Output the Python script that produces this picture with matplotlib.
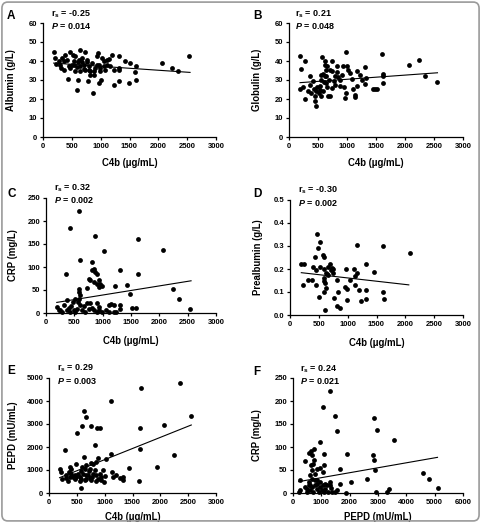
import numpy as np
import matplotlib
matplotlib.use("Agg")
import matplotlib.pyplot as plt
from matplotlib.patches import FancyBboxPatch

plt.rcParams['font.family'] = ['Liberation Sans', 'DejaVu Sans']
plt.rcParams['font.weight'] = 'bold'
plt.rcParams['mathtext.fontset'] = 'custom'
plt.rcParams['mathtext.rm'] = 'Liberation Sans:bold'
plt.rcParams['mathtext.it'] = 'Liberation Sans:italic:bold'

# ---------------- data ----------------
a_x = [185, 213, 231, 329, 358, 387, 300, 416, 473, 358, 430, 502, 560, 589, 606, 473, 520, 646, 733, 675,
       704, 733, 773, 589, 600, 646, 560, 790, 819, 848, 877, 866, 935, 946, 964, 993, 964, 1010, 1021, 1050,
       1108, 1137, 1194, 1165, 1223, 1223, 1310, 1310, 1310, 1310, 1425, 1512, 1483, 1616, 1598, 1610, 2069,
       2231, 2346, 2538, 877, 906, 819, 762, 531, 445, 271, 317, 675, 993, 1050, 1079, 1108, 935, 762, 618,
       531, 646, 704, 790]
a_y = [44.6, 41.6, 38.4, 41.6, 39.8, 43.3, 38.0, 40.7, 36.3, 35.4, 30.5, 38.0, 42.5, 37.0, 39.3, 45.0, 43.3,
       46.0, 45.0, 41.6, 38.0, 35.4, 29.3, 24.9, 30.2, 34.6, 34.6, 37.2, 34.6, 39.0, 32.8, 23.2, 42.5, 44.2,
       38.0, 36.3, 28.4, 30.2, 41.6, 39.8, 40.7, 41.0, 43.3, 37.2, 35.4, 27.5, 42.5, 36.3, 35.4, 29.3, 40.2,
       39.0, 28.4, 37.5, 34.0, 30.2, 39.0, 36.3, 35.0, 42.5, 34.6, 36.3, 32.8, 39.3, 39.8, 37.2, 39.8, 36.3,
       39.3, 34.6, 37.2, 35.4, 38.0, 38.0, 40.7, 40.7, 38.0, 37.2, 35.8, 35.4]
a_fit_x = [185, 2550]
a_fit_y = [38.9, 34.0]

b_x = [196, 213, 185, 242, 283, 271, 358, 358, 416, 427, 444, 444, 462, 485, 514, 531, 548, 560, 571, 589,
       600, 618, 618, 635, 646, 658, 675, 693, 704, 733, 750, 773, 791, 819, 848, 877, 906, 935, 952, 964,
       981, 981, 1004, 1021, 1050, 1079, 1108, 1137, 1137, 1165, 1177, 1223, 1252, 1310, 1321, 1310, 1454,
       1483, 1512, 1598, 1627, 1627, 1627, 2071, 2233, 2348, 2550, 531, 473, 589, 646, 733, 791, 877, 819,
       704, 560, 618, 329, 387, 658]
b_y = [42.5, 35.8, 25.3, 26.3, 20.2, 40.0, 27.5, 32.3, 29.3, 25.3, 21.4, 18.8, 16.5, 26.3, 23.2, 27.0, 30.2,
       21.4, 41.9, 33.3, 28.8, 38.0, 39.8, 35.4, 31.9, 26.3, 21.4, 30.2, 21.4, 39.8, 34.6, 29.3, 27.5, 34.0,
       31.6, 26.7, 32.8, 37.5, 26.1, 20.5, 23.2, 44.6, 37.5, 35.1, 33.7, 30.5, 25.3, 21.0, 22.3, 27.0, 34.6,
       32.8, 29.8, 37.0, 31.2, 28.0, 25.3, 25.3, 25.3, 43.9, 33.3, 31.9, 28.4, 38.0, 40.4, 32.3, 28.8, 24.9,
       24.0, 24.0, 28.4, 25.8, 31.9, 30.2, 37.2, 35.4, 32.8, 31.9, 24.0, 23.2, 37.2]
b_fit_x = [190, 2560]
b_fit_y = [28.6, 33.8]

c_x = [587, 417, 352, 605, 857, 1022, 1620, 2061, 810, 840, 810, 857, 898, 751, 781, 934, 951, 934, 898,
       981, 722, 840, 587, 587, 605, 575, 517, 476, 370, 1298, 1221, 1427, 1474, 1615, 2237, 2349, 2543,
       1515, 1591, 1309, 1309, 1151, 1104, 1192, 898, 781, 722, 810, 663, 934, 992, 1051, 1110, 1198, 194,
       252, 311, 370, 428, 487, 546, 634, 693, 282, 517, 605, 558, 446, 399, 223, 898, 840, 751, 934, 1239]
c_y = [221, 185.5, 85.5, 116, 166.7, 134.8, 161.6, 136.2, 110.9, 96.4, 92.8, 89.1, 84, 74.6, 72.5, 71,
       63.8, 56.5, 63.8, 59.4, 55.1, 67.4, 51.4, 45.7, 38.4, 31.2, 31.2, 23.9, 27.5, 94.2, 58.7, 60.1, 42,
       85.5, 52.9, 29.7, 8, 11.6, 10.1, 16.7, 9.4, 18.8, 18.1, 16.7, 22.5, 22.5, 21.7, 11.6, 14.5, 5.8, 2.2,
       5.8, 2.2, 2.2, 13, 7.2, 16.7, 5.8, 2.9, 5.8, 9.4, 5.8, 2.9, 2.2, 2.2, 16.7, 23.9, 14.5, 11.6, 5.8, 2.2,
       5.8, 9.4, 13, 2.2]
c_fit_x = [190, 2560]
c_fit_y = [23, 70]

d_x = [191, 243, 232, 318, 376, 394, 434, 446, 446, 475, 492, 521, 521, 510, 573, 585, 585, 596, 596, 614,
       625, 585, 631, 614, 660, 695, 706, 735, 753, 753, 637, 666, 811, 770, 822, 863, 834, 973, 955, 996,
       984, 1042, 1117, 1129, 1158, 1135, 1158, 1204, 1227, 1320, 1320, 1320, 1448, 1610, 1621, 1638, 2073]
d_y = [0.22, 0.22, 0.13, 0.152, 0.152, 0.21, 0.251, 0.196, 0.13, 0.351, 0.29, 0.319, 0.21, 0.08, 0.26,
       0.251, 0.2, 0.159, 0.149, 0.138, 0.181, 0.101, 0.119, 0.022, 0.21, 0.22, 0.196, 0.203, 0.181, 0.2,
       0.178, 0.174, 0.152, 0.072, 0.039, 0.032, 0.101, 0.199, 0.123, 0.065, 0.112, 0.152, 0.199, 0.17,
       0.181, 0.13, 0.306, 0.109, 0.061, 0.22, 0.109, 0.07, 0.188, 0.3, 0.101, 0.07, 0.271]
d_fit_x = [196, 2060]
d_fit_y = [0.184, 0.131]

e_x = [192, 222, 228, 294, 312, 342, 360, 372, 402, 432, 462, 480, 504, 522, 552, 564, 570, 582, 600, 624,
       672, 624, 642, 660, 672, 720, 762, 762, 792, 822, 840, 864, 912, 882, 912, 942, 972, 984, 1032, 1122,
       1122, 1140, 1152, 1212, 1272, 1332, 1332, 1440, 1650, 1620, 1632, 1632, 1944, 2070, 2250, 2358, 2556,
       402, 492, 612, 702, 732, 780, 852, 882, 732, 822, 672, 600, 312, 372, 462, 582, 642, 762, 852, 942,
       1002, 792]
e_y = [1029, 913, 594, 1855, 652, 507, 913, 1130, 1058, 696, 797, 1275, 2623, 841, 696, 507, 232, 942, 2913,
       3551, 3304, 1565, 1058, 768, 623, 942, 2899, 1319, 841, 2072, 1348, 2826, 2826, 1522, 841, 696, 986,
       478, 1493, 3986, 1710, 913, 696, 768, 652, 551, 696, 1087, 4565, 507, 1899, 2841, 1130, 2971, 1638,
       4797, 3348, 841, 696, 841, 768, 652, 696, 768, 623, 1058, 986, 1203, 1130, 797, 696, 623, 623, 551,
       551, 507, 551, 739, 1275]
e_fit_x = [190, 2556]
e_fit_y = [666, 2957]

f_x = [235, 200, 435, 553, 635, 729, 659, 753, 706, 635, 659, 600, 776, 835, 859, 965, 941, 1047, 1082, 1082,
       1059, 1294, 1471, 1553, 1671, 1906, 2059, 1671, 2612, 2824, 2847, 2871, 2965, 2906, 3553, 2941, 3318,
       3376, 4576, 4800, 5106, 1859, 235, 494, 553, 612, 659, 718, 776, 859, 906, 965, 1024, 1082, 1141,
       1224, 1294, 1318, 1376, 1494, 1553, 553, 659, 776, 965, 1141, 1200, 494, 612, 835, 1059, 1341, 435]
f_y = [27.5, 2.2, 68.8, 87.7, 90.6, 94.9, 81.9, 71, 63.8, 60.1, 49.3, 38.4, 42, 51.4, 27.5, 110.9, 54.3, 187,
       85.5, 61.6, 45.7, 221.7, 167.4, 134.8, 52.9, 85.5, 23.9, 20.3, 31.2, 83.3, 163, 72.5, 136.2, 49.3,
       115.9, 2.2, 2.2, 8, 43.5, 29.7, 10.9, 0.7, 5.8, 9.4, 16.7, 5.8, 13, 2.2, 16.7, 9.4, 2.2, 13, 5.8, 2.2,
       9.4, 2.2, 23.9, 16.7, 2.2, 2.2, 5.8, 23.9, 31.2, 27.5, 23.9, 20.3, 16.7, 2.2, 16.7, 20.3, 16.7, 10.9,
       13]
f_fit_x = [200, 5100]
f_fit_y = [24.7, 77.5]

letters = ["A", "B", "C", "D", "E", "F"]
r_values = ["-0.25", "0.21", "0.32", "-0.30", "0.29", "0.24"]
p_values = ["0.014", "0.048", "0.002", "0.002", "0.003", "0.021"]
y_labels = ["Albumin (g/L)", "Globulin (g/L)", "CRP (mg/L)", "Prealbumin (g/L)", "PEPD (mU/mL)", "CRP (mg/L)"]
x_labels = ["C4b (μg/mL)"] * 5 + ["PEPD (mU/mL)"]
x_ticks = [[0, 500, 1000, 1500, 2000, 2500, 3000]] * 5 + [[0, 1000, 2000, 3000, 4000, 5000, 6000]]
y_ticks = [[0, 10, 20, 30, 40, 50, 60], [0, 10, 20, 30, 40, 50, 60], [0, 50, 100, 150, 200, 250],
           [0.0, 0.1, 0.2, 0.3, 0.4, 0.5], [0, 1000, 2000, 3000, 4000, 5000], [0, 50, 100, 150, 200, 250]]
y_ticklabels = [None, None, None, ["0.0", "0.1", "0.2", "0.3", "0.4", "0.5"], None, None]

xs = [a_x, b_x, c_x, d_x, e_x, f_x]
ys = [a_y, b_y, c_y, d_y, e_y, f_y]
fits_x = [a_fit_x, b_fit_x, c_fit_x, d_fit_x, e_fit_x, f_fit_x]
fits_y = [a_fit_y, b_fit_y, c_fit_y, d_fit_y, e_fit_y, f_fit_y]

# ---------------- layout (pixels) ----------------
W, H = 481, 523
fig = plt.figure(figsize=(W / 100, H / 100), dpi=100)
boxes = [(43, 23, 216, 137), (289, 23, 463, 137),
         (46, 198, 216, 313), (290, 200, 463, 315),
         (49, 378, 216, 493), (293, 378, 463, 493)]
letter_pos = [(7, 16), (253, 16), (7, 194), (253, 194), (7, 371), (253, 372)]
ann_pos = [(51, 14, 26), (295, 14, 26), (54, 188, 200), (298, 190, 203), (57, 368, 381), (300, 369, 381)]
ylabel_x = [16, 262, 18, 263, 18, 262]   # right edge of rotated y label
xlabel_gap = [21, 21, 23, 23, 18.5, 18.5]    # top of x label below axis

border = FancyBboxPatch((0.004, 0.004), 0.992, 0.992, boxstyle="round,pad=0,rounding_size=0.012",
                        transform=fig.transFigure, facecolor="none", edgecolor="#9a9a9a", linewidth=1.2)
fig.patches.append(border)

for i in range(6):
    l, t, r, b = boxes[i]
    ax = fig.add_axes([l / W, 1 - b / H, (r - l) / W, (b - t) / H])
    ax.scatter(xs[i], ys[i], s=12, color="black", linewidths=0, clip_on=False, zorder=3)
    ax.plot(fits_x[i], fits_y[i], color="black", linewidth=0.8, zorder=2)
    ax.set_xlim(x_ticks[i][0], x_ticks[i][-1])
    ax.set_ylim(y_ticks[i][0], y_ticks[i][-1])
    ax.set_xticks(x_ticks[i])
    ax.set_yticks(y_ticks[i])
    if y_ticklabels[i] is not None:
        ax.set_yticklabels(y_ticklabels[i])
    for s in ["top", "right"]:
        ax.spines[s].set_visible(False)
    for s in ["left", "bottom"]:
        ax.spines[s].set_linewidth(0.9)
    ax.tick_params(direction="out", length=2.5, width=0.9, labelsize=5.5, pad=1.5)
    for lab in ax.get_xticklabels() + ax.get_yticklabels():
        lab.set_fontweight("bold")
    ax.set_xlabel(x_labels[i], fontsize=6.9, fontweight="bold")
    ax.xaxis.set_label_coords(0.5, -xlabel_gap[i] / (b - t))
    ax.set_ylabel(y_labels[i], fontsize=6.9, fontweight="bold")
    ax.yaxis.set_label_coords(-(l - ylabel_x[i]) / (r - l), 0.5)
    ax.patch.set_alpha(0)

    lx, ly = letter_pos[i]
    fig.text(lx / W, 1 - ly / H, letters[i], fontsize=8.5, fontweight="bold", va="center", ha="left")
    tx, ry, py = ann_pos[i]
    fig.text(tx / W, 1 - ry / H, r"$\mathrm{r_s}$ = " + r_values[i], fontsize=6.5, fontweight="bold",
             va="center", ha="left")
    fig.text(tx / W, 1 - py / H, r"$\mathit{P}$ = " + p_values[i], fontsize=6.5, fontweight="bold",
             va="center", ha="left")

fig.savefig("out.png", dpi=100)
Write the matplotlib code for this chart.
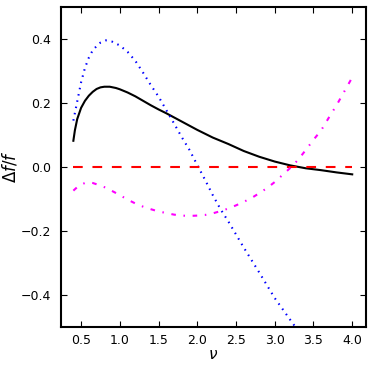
━━━━━━━━━━━━━━━━━━━━━━━━━━━━━━
Please take the lines from the beginning of the data above through the line holding "from matplotlib.patches import FancyBboxPatch" and transcribe them exactly, without any pictures.

Output the Python script that produces this picture with matplotlib.
import numpy as np
import matplotlib
matplotlib.use("Agg")
import matplotlib.pyplot as plt
from matplotlib.patches import FancyBboxPatch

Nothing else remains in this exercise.